Versagung der Restschuldbefreiung wegen grob fahrlässig falscher Angaben

09.01.2001

LG Stuttgart, Beschluss vom 9.1.2001 - 19 T 394/2000

Leitsatz:

Versichert der Schuldner wahrheitswidrig, dass er zu einem bestimmten Zeitpunkt kein Nebeneinkommen erzielt hat, so rechtfertigt ein darauf abstellender Antrag eines Gläubigers die Versagung der Restschuldbefreiung auch dann, wenn die behauptete Tatsache durch Vorlage einfacher Kopien glaubhaft gemacht worden ist. Bei der Beurteilung der dem Schuldner zur Last zu legenden groben Fahrlässigkeit ist u.a. auch auf seine persönliche Geschäftserfahrung abzustellen.

LG Stuttgart, Beschluss vom 9.1.2001 - 19 T 394 / 2000

Vorinstanz: AG Ludwigsburg

Fundstelle: ZInsO 2001, 134-135

Kommentar:

Diesem Beschluss liegt folgender Sachverhalt zu Grunde:

Der Schuldner, von Beruf Versicherungskaufmann und von daher rechtlich nicht unerfahren, bezog im Zeitraum vom 1.7.1997 bis 31.10.1997 von einem Versicherungsunternehmen ein Bruttoarbeitsentgelt von monatlich durchschnittlich ca. 5.500,- DM. Gleichzeitig bezog er Leistungen vom Arbeitsamt und versicherte am 16.10.1997 dem Arbeitsamt schriftlich in einer "wahrheitsgemässen Erklärung", dass er ausser den Leistungen vom Arbeitsamt über keinerlei weitere Einkünfte verfüge. Anschliessend stellte das Arbeitsamt bei einer Aussenprüfung den og. Sachverhalt fest. Es kam zu einer Rückforderung des Arbeitsamtes für unrechtmässig bezogene Leistungen für den og. Zeitraum.

Am 12.10.1999 stellte der Schuldner beim AG Ludwigsburg einen Antrag auf Eröffnung des Ver-braucherinsolvenzverfahrens. Das Verfahren wurde am 18.2.2000 eröffnet. Das Arbeitsamt als Insolvenzgläubigerin beantragte am 11.8.2000 die Versagung der Restschuldbefreiung unter Hinweis auf § 290 Abs. 1 Nr. 2 InsO, der da sinngemäss lautet: "Die Restschuldbefreiung ist zu versagen, wenn der Schuldner in den letzten drei Jahren vor dem Antrag auf Eröffnung des Insolvenzverfahrens vorsätzlich oder grob fahrlässig schriftlich unrichtige oder unvollständige Angaben über seine wirtschaftlichen Verhältnisse gemacht hat, um ... Leistungen aus öffentlichen Mitteln zu beziehen."

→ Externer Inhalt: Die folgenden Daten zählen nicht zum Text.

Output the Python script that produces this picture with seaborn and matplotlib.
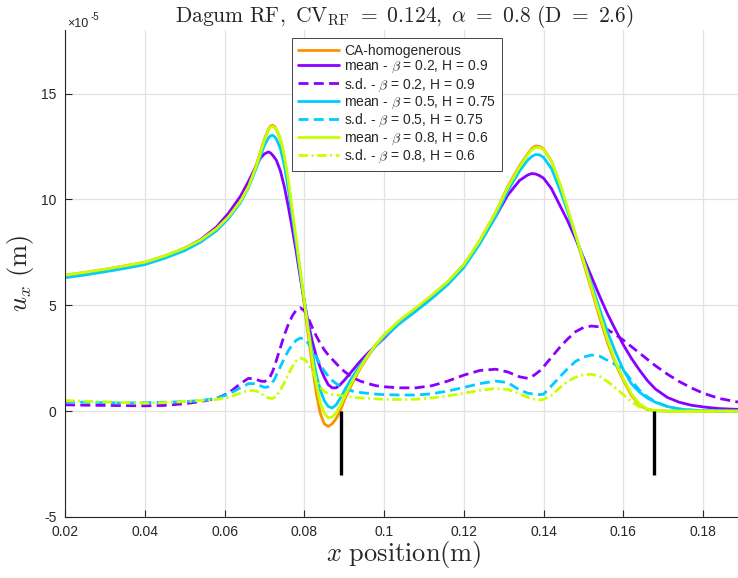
import numpy as np
import pandas as pd
import matplotlib
matplotlib.use("Agg")
import matplotlib.pyplot as plt
import seaborn as sns

# ---------------- data (displacement in units of 1e-5 m) ----------------
x_pos = [0.020, 0.025, 0.030, 0.035, 0.040, 0.045, 0.050, 0.054, 0.058, 0.061,
         0.064, 0.066, 0.068, 0.069, 0.070, 0.071, 0.0715, 0.072, 0.0725, 0.073,
         0.074, 0.075, 0.076, 0.077, 0.078, 0.079, 0.080, 0.081, 0.082, 0.083,
         0.084, 0.085, 0.086, 0.087, 0.088, 0.089, 0.090, 0.092, 0.094, 0.096,
         0.098, 0.100, 0.104, 0.108, 0.112, 0.116, 0.120, 0.124, 0.128, 0.131,
         0.134, 0.136, 0.137, 0.138, 0.139, 0.140, 0.142, 0.144, 0.146, 0.148,
         0.150, 0.152, 0.154, 0.156, 0.158, 0.160, 0.162, 0.164, 0.166, 0.168,
         0.171, 0.174, 0.177, 0.180, 0.184, 0.189]

ca_homog = [6.42, 6.55, 6.70, 6.86, 7.03, 7.33, 7.70, 8.08, 8.62, 9.20,
            9.95, 10.65, 11.65, 12.25, 12.85, 13.30, 13.45, 13.50, 13.45, 13.30,
            12.85, 11.95, 10.75, 9.35, 7.90, 6.45, 5.00, 3.55, 2.15, 0.85,
            -0.10, -0.60, -0.72, -0.60, -0.35, 0.00, 0.50, 1.30, 2.00, 2.60,
            3.15, 3.60, 4.28, 4.85, 5.45, 6.10, 6.90, 8.05, 9.40, 10.60,
            11.60, 12.15, 12.40, 12.52, 12.50, 12.38, 11.80, 10.75, 9.55, 8.30,
            7.00, 5.75, 4.45, 3.25, 2.25, 1.45, 0.75, 0.30, 0.08, 0.02,
            0.0, 0.0, 0.0, 0.0, 0.0, 0.0]

mean_b02 = [6.36, 6.50, 6.65, 6.81, 6.98, 7.30, 7.68, 8.10, 8.70, 9.35,
            10.15, 10.85, 11.60, 11.95, 12.15, 12.24, 12.20, 12.10, 11.98, 11.85,
            11.35, 10.60, 9.65, 8.60, 7.50, 6.30, 5.20, 4.15, 3.30, 2.60,
            2.05, 1.60, 1.25, 1.10, 1.10, 1.25, 1.45, 1.90, 2.35, 2.75,
            3.10, 3.45, 4.20, 4.80, 5.45, 6.10, 6.90, 7.95, 9.20, 10.20,
            10.90, 11.15, 11.22, 11.20, 11.12, 11.00, 10.50, 9.75, 9.00, 8.15,
            7.25, 6.35, 5.45, 4.60, 3.85, 3.13, 2.50, 1.95, 1.45, 1.05,
            0.65, 0.42, 0.28, 0.20, 0.12, 0.08]

sd_b02 = [0.30, 0.28, 0.27, 0.26, 0.25, 0.27, 0.35, 0.45, 0.60, 0.85,
          1.30, 1.55, 1.50, 1.42, 1.40, 1.50, 1.65, 1.85, 2.10, 2.40,
          3.00, 3.60, 4.10, 4.50, 4.78, 4.88, 4.75, 4.40, 3.95, 3.55,
          3.20, 2.90, 2.65, 2.45, 2.25, 2.05, 1.88, 1.60, 1.42, 1.30,
          1.20, 1.15, 1.10, 1.10, 1.20, 1.42, 1.70, 1.92, 1.98, 1.85,
          1.62, 1.55, 1.62, 1.75, 1.90, 2.10, 2.55, 3.00, 3.40, 3.75,
          3.95, 4.02, 3.98, 3.85, 3.62, 3.35, 3.05, 2.75, 2.45, 2.15,
          1.75, 1.40, 1.10, 0.85, 0.60, 0.42]

mean_b05 = [6.30, 6.43, 6.58, 6.74, 6.92, 7.22, 7.58, 7.98, 8.52, 9.10,
            9.85, 10.55, 11.50, 12.05, 12.55, 12.90, 13.00, 13.03, 12.97, 12.85,
            12.40, 11.60, 10.50, 9.20, 7.85, 6.50, 5.20, 3.90, 2.75, 1.75,
            1.00, 0.50, 0.22, 0.15, 0.30, 0.60, 0.95, 1.60, 2.15, 2.65,
            3.10, 3.50, 4.15, 4.72, 5.32, 5.98, 6.78, 7.90, 9.20, 10.40,
            11.35, 11.85, 12.02, 12.12, 12.10, 11.98, 11.45, 10.50, 9.45, 8.30,
            7.15, 6.00, 4.85, 3.75, 2.80, 1.95, 1.30, 0.90, 0.62, 0.42,
            0.22, 0.10, 0.05, 0.02, 0.01, 0.0]

sd_b05 = [0.45, 0.42, 0.40, 0.38, 0.40, 0.42, 0.45, 0.50, 0.60, 0.80,
          1.10, 1.30, 1.30, 1.20, 1.12, 1.15, 1.22, 1.35, 1.50, 1.70,
          2.10, 2.50, 2.85, 3.15, 3.35, 3.45, 3.42, 3.20, 2.90, 2.55,
          2.20, 1.90, 1.65, 1.45, 1.30, 1.18, 1.08, 0.95, 0.88, 0.84,
          0.80, 0.78, 0.76, 0.76, 0.82, 0.95, 1.12, 1.30, 1.42, 1.35,
          1.00, 0.85, 0.82, 0.80, 0.78, 0.80, 1.20, 1.60, 2.00, 2.35,
          2.55, 2.65, 2.60, 2.40, 2.20, 1.95, 1.45, 1.00, 0.68, 0.45,
          0.22, 0.10, 0.05, 0.02, 0.01, 0.0]

mean_b08 = [6.42, 6.55, 6.70, 6.86, 7.03, 7.33, 7.70, 8.08, 8.62, 9.18,
            9.92, 10.60, 11.60, 12.20, 12.80, 13.25, 13.40, 13.45, 13.40, 13.30,
            12.90, 12.05, 10.90, 9.50, 8.10, 6.65, 5.20, 3.80, 2.45, 1.30,
            0.40, -0.10, -0.32, -0.28, -0.08, 0.25, 0.65, 1.40, 2.05, 2.65,
            3.15, 3.60, 4.30, 4.88, 5.48, 6.12, 6.92, 8.05, 9.40, 10.55,
            11.55, 12.10, 12.35, 12.45, 12.45, 12.35, 11.80, 10.80, 9.60, 8.35,
            7.10, 5.85, 4.60, 3.40, 2.35, 1.52, 0.82, 0.35, 0.10, 0.03,
            0.0, 0.0, 0.0, 0.0, 0.0, 0.0]

sd_b08 = [0.50, 0.47, 0.44, 0.40, 0.38, 0.40, 0.45, 0.50, 0.55, 0.65,
          0.85, 0.98, 0.95, 0.85, 0.72, 0.62, 0.60, 0.60, 0.64, 0.72,
          1.00, 1.35, 1.75, 2.10, 2.38, 2.50, 2.45, 2.25, 1.90, 1.50,
          1.15, 0.92, 0.82, 0.78, 0.76, 0.74, 0.72, 0.66, 0.62, 0.60,
          0.58, 0.56, 0.55, 0.56, 0.62, 0.72, 0.85, 0.98, 1.07, 1.02,
          0.82, 0.65, 0.60, 0.55, 0.53, 0.55, 0.75, 1.10, 1.40, 1.60,
          1.72, 1.74, 1.65, 1.40, 1.10, 0.78, 0.45, 0.20, 0.07, 0.02,
          0.0, 0.0, 0.0, 0.0, 0.0, 0.0]

series_labels = ["CA-homogenerous",
                 r"mean - $\beta$ = 0.2, H = 0.9",
                 r"s.d. - $\beta$ = 0.2, H = 0.9",
                 r"mean - $\beta$ = 0.5, H = 0.75",
                 r"s.d. - $\beta$ = 0.5, H = 0.75",
                 r"mean - $\beta$ = 0.8, H = 0.6",
                 r"s.d. - $\beta$ = 0.8, H = 0.6"]
series_values = [ca_homog, mean_b02, sd_b02, mean_b05, sd_b05, mean_b08, sd_b08]

crack_x = [0.0892, 0.1677]
crack_y = [0.0, -3.0]

x_ticks = [0.02, 0.04, 0.06, 0.08, 0.10, 0.12, 0.14, 0.16, 0.18]
x_tick_labels = ["0.02", "0.04", "0.06", "0.08", "0.1", "0.12", "0.14", "0.16", "0.18"]
y_ticks = [-5, 0, 5, 10, 15]
y_tick_labels = ["-5", "0", "5", "10", "15"]

# ---------------- styling ----------------
colors = ["#FF9100", "#8A00FF", "#8A00FF", "#00CCFF", "#00CCFF", "#C8FF00", "#C8FF00"]
styles = ["-", "-", (0, (3.6, 1.9)), "-", (0, (3.6, 1.9)), "-", (0, (3.4, 1.3, 0.7, 1.3))]

sns.set_theme(style="white")
plt.rcParams['font.family'] = ['Liberation Sans', 'DejaVu Sans']
plt.rcParams['mathtext.fontset'] = 'cm'
plt.rcParams['axes.unicode_minus'] = False

fig = plt.figure(figsize=(7.38, 5.78), dpi=100)
ax = fig.add_axes([65 / 738, 61 / 578, 678 / 738, 487 / 578])

for lab, vals, col, ls in zip(series_labels, series_values, colors, styles):
    df = pd.DataFrame({"x": x_pos, "y": vals})
    sns.lineplot(data=df, x="x", y="y", color=col, linewidth=2.0,
                 linestyle=ls, label=lab, ax=ax, errorbar=None, sort=False)

ax.vlines(crack_x, crack_y[1], crack_y[0], color="black", linewidth=2.4, zorder=5)

ax.set_xlim(0.02, 0.19)
ax.set_ylim(-5, 18)
ax.set_xticks(x_ticks)
ax.set_xticklabels(x_tick_labels)
ax.set_yticks(y_ticks)
ax.set_yticklabels(y_tick_labels)

ax.grid(True, color="#e2e2e2", linewidth=0.9)
ax.set_axisbelow(True)
for s in ["top", "right"]:
    ax.spines[s].set_visible(False)
for s in ["left", "bottom"]:
    ax.spines[s].set_color("#262626")
    ax.spines[s].set_linewidth(0.8)
ax.tick_params(axis="both", direction="in", length=5, width=0.8,
               colors="#262626", labelsize=10, pad=6, left=True, bottom=True)

ax.set_xlabel(r"$x\ \mathrm{position(m)}$", fontsize=19, labelpad=0)
ax.set_ylabel(r"$u_x\ \mathrm{(m)}$", fontsize=19, labelpad=4)
ax.set_title(r"$\mathrm{Dagum\ RF,\ CV_{RF}\ =\ 0.124,\ }\alpha\mathrm{\ =\ 0.8\ (D\ =\ 2.6)}$",
             fontsize=15.5, pad=6, x=(404 - 65) / 678)

leg = ax.legend(loc="upper left", bbox_to_anchor=((292 - 65) / 678, (517 - 38) / 487),
                borderaxespad=0, fontsize=10, handlelength=2.95, handletextpad=0.4,
                labelspacing=0.07, borderpad=0.42, frameon=True, fancybox=False,
                edgecolor="#262626", framealpha=1)
leg.get_frame().set_linewidth(0.6)

fig.text(67 / 738, 1 - 27 / 578, "\u00d710", fontsize=9, color="#262626", va="baseline")
fig.text(91 / 738, 1 - 20 / 578, "-5", fontsize=7, color="#262626", va="baseline")

fig.savefig("out.png", dpi=100)
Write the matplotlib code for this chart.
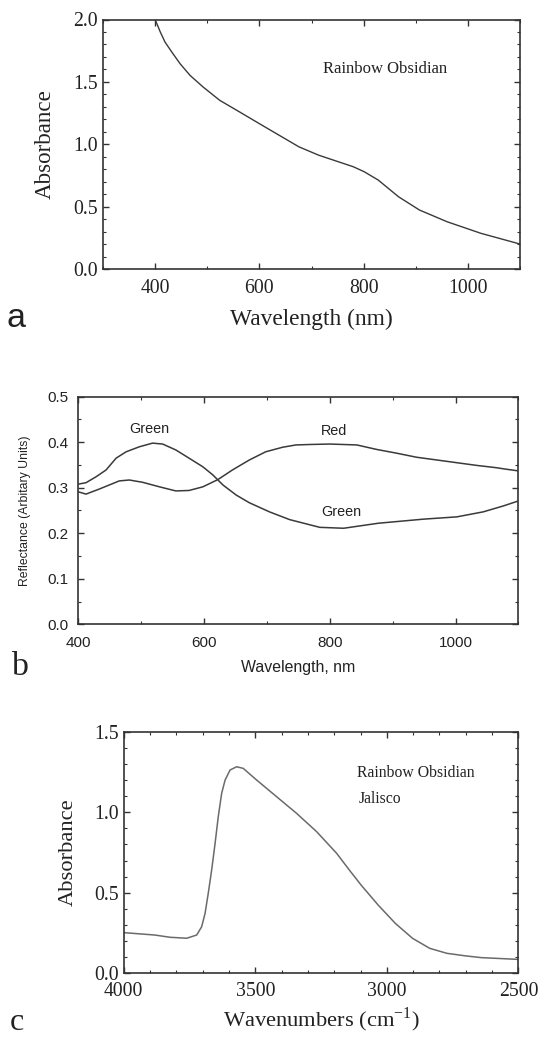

Das AG lehnte den Antrag des Arbeitsamtes ab und kündigte dem Schuldner trotzdem die Restschuldbefreiung an. Dagegen wandte sich mittels der sofortigen Beschwerde das Arbeitsamt und bekam letztlich vor dem LG Stuttgart recht.

Das Verhalten des Schuldners bei der Leistungsgewährung durch das Arbeitsamt, insbesondere seine Erklärung vom 16.10.1997, kann in diesem Fall nur als Unverfrorenheit bezeichnet werden. Seine Ungeduld bei der Antragstellung ( zwischen der Erklärung und dem Antrag liegen weniger als 3 Jahre) führt nun dazu, dass das ganze Verfahren für die Katz war. Der Schuldner muss die Wohlverhaltensperiode ohne Aussicht auf Restschuldbefreiung durchlaufen. Hätte er nur ein weiteres Jahr mit dem Antrag gewartet, hätte das Arbeitsamt den Versagungsantrag nicht mehr mit Erfolg stellen können.

In der Praxis der Insolvenzberatung sollte also bei Rückforderungen des Arbeitsamtes und anderer Leistungsträger sorgfältig darauf geachtet werden, wann diese entstanden sind und aus welchen Gründen es zu Überzahlungen kam. Kritisch sind Rückforderungen der letzten 3 Jahre, hier ist eine akribische Sachverhaltsaufklärung notwendig, um das Risiko des Scheiterns für den Schuldner im Verfahren abschätzen zu können. Ist die Sachlage unklar, sollte der Schuldner eher die 3-Jahresfrist abwarten, bevor er den Antrag stellt.

Es ist zu erwarten, dass der og. Beschluss alsbald Eingang in die internen Dienstanweisungen der Bundesanstalt für Arbeit für die Bearbeitung von Insolvenzfällen erhält und dann routinemässig bei derartigen Rückforderungen ein Versagungsantrag gestellt wird.